**Given request:**
Write out the whole listing again, exactly.

**Dataset content:**

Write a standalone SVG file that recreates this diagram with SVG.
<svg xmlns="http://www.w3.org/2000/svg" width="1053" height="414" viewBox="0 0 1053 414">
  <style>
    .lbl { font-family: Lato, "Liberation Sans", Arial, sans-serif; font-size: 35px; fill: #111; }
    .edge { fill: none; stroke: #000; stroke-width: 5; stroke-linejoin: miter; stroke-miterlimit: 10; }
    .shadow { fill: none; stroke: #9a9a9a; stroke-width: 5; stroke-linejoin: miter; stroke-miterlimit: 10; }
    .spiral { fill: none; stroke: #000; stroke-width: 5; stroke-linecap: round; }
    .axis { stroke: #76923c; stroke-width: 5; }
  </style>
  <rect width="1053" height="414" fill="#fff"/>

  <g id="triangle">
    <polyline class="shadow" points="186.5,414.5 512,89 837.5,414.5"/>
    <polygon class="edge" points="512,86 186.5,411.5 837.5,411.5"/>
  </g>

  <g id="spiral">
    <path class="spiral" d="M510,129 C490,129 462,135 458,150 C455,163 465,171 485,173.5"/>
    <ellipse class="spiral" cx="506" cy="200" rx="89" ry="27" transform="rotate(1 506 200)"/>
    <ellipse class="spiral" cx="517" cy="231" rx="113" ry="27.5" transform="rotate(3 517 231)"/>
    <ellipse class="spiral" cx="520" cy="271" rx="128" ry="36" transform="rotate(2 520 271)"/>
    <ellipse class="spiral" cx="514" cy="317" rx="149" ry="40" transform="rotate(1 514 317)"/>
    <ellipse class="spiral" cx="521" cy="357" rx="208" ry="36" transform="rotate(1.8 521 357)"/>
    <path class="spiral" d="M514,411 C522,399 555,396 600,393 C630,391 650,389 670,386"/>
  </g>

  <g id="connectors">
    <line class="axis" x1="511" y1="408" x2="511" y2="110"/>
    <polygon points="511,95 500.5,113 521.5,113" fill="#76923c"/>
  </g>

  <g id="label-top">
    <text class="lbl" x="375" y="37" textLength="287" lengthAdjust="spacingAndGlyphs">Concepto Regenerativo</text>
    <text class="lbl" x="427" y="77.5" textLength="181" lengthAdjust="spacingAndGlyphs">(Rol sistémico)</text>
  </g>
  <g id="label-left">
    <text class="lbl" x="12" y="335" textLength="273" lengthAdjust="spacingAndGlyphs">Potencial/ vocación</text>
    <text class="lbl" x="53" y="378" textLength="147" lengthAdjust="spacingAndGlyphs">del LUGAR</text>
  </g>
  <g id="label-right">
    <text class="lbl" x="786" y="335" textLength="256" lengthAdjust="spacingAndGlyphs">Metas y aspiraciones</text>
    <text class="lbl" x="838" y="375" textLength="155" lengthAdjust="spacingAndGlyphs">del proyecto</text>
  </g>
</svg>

**Result for this task:**
Write a standalone SVG file that recreates this diagram with SVG.
<svg xmlns="http://www.w3.org/2000/svg" width="1053" height="414" viewBox="0 0 1053 414">
  <style>
    .lbl { font-family: Lato, "Liberation Sans", Arial, sans-serif; font-size: 35px; fill: #111; }
    .edge { fill: none; stroke: #000; stroke-width: 5; stroke-linejoin: miter; stroke-miterlimit: 10; }
    .shadow { fill: none; stroke: #9a9a9a; stroke-width: 5; stroke-linejoin: miter; stroke-miterlimit: 10; }
    .spiral { fill: none; stroke: #000; stroke-width: 5; stroke-linecap: round; }
    .axis { stroke: #76923c; stroke-width: 5; }
  </style>
  <rect width="1053" height="414" fill="#fff"/>

  <g id="triangle">
    <polyline class="shadow" points="186.5,414.5 512,89 837.5,414.5"/>
    <polygon class="edge" points="512,86 186.5,411.5 837.5,411.5"/>
  </g>

  <g id="spiral">
    <path class="spiral" d="M510,129 C490,129 462,135 458,150 C455,163 465,171 485,173.5"/>
    <ellipse class="spiral" cx="506" cy="200" rx="89" ry="27" transform="rotate(1 506 200)"/>
    <ellipse class="spiral" cx="517" cy="231" rx="113" ry="27.5" transform="rotate(3 517 231)"/>
    <ellipse class="spiral" cx="520" cy="271" rx="128" ry="36" transform="rotate(2 520 271)"/>
    <ellipse class="spiral" cx="514" cy="317" rx="149" ry="40" transform="rotate(1 514 317)"/>
    <ellipse class="spiral" cx="521" cy="357" rx="208" ry="36" transform="rotate(1.8 521 357)"/>
    <path class="spiral" d="M514,411 C522,399 555,396 600,393 C630,391 650,389 670,386"/>
  </g>

  <g id="connectors">
    <line class="axis" x1="511" y1="408" x2="511" y2="110"/>
    <polygon points="511,95 500.5,113 521.5,113" fill="#76923c"/>
  </g>

  <g id="label-top">
    <text class="lbl" x="375" y="37" textLength="287" lengthAdjust="spacingAndGlyphs">Concepto Regenerativo</text>
    <text class="lbl" x="427" y="77.5" textLength="181" lengthAdjust="spacingAndGlyphs">(Rol sistémico)</text>
  </g>
  <g id="label-left">
    <text class="lbl" x="12" y="335" textLength="273" lengthAdjust="spacingAndGlyphs">Potencial/ vocación</text>
    <text class="lbl" x="53" y="378" textLength="147" lengthAdjust="spacingAndGlyphs">del LUGAR</text>
  </g>
  <g id="label-right">
    <text class="lbl" x="786" y="335" textLength="256" lengthAdjust="spacingAndGlyphs">Metas y aspiraciones</text>
    <text class="lbl" x="838" y="375" textLength="155" lengthAdjust="spacingAndGlyphs">del proyecto</text>
  </g>
</svg>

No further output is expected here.